▸ **Data excerpt**:
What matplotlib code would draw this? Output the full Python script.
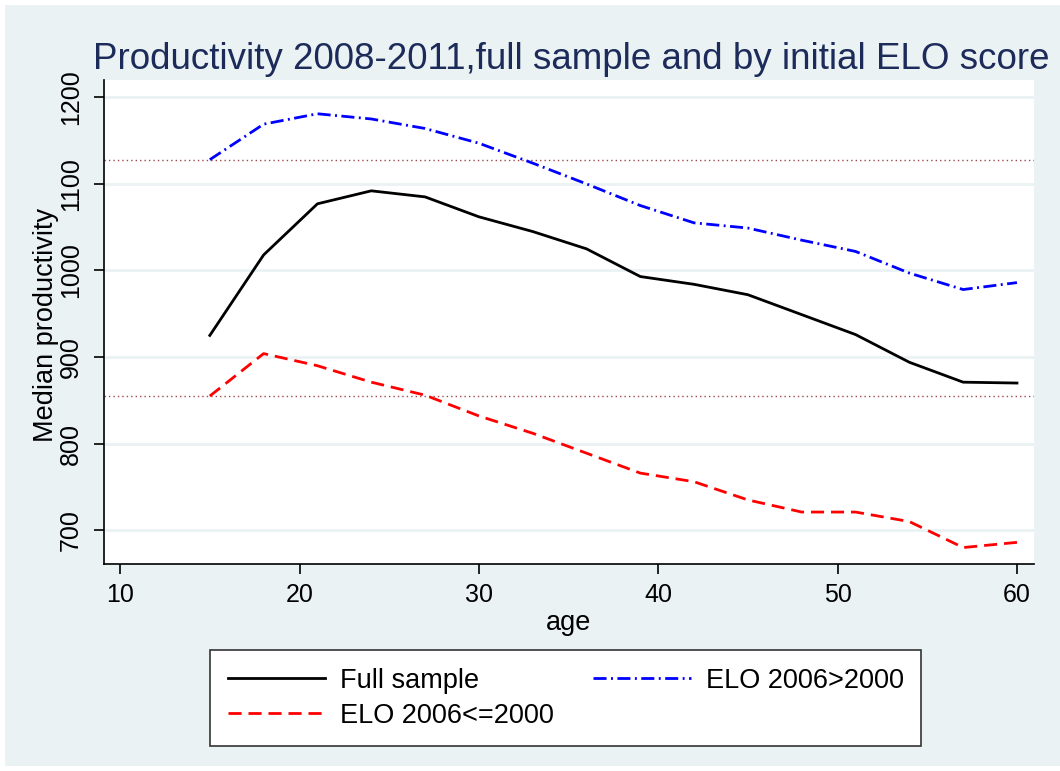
import matplotlib
matplotlib.use("Agg")
import matplotlib.pyplot as plt
from matplotlib.patches import Rectangle

plt.rcParams['font.family'] = ['Liberation Sans', 'DejaVu Sans']

age = [15, 18, 21, 24, 27, 30, 33, 36, 39, 42, 45, 48, 51, 54, 57, 60]
full = [925, 1018, 1077, 1092, 1085, 1062, 1045, 1025, 993, 984, 972, 949, 926, 894, 871, 870]
elo_high = [1128, 1169, 1181, 1175, 1164, 1147, 1124, 1100, 1075, 1055, 1049, 1035, 1022, 997, 978, 986]
elo_low = [855, 904, 890, 871, 856, 832, 812, 789, 766, 756, 735, 721, 721, 710, 680, 686]
ref_lines = [1128, 855]
yticks = [700, 800, 900, 1000, 1100, 1200]
xticks = [10, 20, 30, 40, 50, 60]

bg = '#EAF2F3'
W, H = 1060, 771
fig = plt.figure(figsize=(W / 100, H / 100), dpi=100, facecolor='white')
fig.patches.append(Rectangle((5 / W, 5 / H), 1 - 5 / W, 1 - 10 / H, transform=fig.transFigure,
                             facecolor=bg, edgecolor='none', zorder=-5))

ax = fig.add_axes([104 / W, 1 - 564 / H, 930 / W, 484 / H])
ax.set_facecolor('white')
ax.set_xlim(9.1, 60.95)
ax.set_ylim(661, 1220)

for v in yticks:
    ax.axhline(v, color=bg, lw=2, zorder=1)
for v in ref_lines:
    ax.axhline(v, color='#A04848', lw=1.0, dashes=(1, 2.2), zorder=2)

ax.plot(age, full, color='black', lw=2.0, label='Full sample', zorder=3)
ax.plot(age, elo_low, color='#FF0000', lw=2.0, dashes=(4.7, 2.5), label='ELO 2006<=2000', zorder=3)
ax.plot(age, elo_high, color='#0000FF', lw=2.0, dashes=(4.7, 1.6, 0.7, 1.6), label='ELO 2006>2000', zorder=3)

ax.spines['top'].set_visible(False)
ax.spines['right'].set_visible(False)
ax.spines['left'].set_linewidth(1.2)
ax.spines['bottom'].set_linewidth(1.2)
ax.set_xticks(xticks)
ax.set_yticks(yticks)
ax.tick_params(axis='both', length=7, width=1.2, labelsize=18, color='black')
ax.tick_params(axis='y', labelrotation=90, pad=8)
ax.tick_params(axis='x', pad=7)
for lab in ax.get_yticklabels():
    lab.set_va('center')

fig.text(46 / W, 1 - 325 / H, 'Median productivity', rotation=90, ha='center', va='center', fontsize=19.5)
fig.text(569 / W, 1 - 623 / H, 'age', ha='center', va='center', fontsize=19.5)
fig.text(571 / W, 1 - 69 / H, 'Productivity 2008-2011,full sample and by initial ELO score',
         ha='center', va='baseline', fontsize=26.5, color='#1C2B5A')

leg = fig.legend(loc='upper left', bbox_to_anchor=(210 / W, 1 - 650 / H), borderaxespad=0,
                 ncol=2, fontsize=19.5, frameon=True, fancybox=False, edgecolor='#333333',
                 framealpha=1, handlelength=3.6, handletextpad=0.55, columnspacing=1.45,
                 borderpad=0.65, labelspacing=0.33)
leg.get_frame().set_linewidth(1.2)

fig.savefig('out.png', dpi=100, facecolor=fig.get_facecolor())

▸ **Task requirements**:
Repeat the lines exactly as they stand, from the opening line of the data through the line with "dashes=(1, 2.2), zorder=2)". Pictures stay out of the copy.

▸ **Answer to this problem**:
What matplotlib code would draw this? Output the full Python script.
import matplotlib
matplotlib.use("Agg")
import matplotlib.pyplot as plt
from matplotlib.patches import Rectangle

plt.rcParams['font.family'] = ['Liberation Sans', 'DejaVu Sans']

age = [15, 18, 21, 24, 27, 30, 33, 36, 39, 42, 45, 48, 51, 54, 57, 60]
full = [925, 1018, 1077, 1092, 1085, 1062, 1045, 1025, 993, 984, 972, 949, 926, 894, 871, 870]
elo_high = [1128, 1169, 1181, 1175, 1164, 1147, 1124, 1100, 1075, 1055, 1049, 1035, 1022, 997, 978, 986]
elo_low = [855, 904, 890, 871, 856, 832, 812, 789, 766, 756, 735, 721, 721, 710, 680, 686]
ref_lines = [1128, 855]
yticks = [700, 800, 900, 1000, 1100, 1200]
xticks = [10, 20, 30, 40, 50, 60]

bg = '#EAF2F3'
W, H = 1060, 771
fig = plt.figure(figsize=(W / 100, H / 100), dpi=100, facecolor='white')
fig.patches.append(Rectangle((5 / W, 5 / H), 1 - 5 / W, 1 - 10 / H, transform=fig.transFigure,
                             facecolor=bg, edgecolor='none', zorder=-5))

ax = fig.add_axes([104 / W, 1 - 564 / H, 930 / W, 484 / H])
ax.set_facecolor('white')
ax.set_xlim(9.1, 60.95)
ax.set_ylim(661, 1220)

for v in yticks:
    ax.axhline(v, color=bg, lw=2, zorder=1)
for v in ref_lines:
    ax.axhline(v, color='#A04848', lw=1.0, dashes=(1, 2.2), zorder=2)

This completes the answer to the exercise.